780 Views Asked by At

I want to preprocess a data base with scikit learn from an arff file, and later use on an python-weka-wrapper3 model the preprocessed data base, so I need a function to load the arff as df or transform the arff to csv, and later again download the edited df on an arff or transform a csv to arff.

Some people recomend https://github.com/renatopp/liac-arff (liac-arff) but I don't know how to do that with this library.

So, if someone knows any function or some code well explained on python3 I'll apreciate.

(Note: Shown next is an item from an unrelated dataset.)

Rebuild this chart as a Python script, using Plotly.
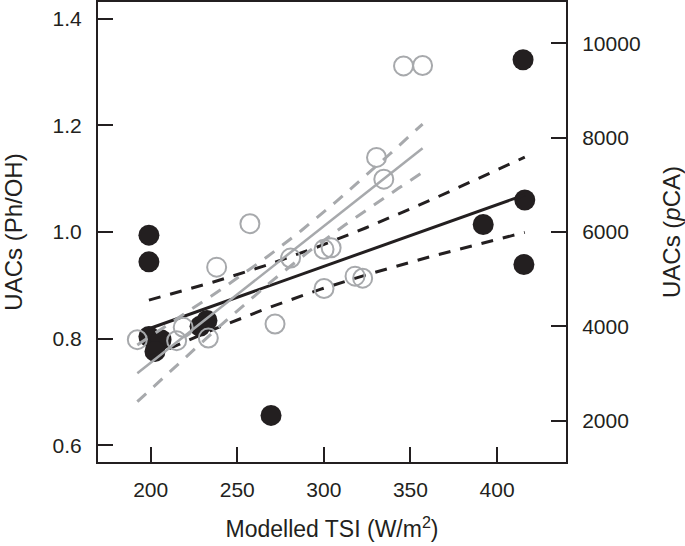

In my case I tried with this function:

def arff2csv(arff_path, csv_path=None):
    with open(arff_path, 'r') as fr:
        attributes = []
        if csv_path is None:
            csv_path = arff_path[:-4] + 'csv'  # *.arff -> *.csv
        write_sw = False
        with open(csv_path, 'w') as fw:
            for line in fr.readlines():
                if write_sw:
                    fw.write(line)
                elif '@data' in line:
                    fw.write(','.join(attributes) + '\n')
                    write_sw = True
                elif '@attribute' in line:
                    #print(line.split(' ')[2])
                    attributes.append(line.split(' ')[1])  # @attribute attribute_tag numeric

        print("Convert {} to {}.".format(arff_path, csv_path))
2

There are 2 best solutions below

0
fracpete On

If you want to stay within the scikit-learn ecosystem, you could have a look at the sklearn-weka-plugin library, which uses python-weka-wrapper3 under the hood.

BTW python-weka-wrapper3 can create datasets directly from numpy matrices. Examples: [1], [2]

0
Vikram On

I found this answer on AV to solve my problem of loading the arff data format into pandas dataframe.

https://discuss.analyticsvidhya.com/t/loading-arff-type-files-in-python/27419/2

from scipy.io import arff
import pandas

data = arff.loadarff('data_file_name.arff')
df = pandas.DataFrame(data[0])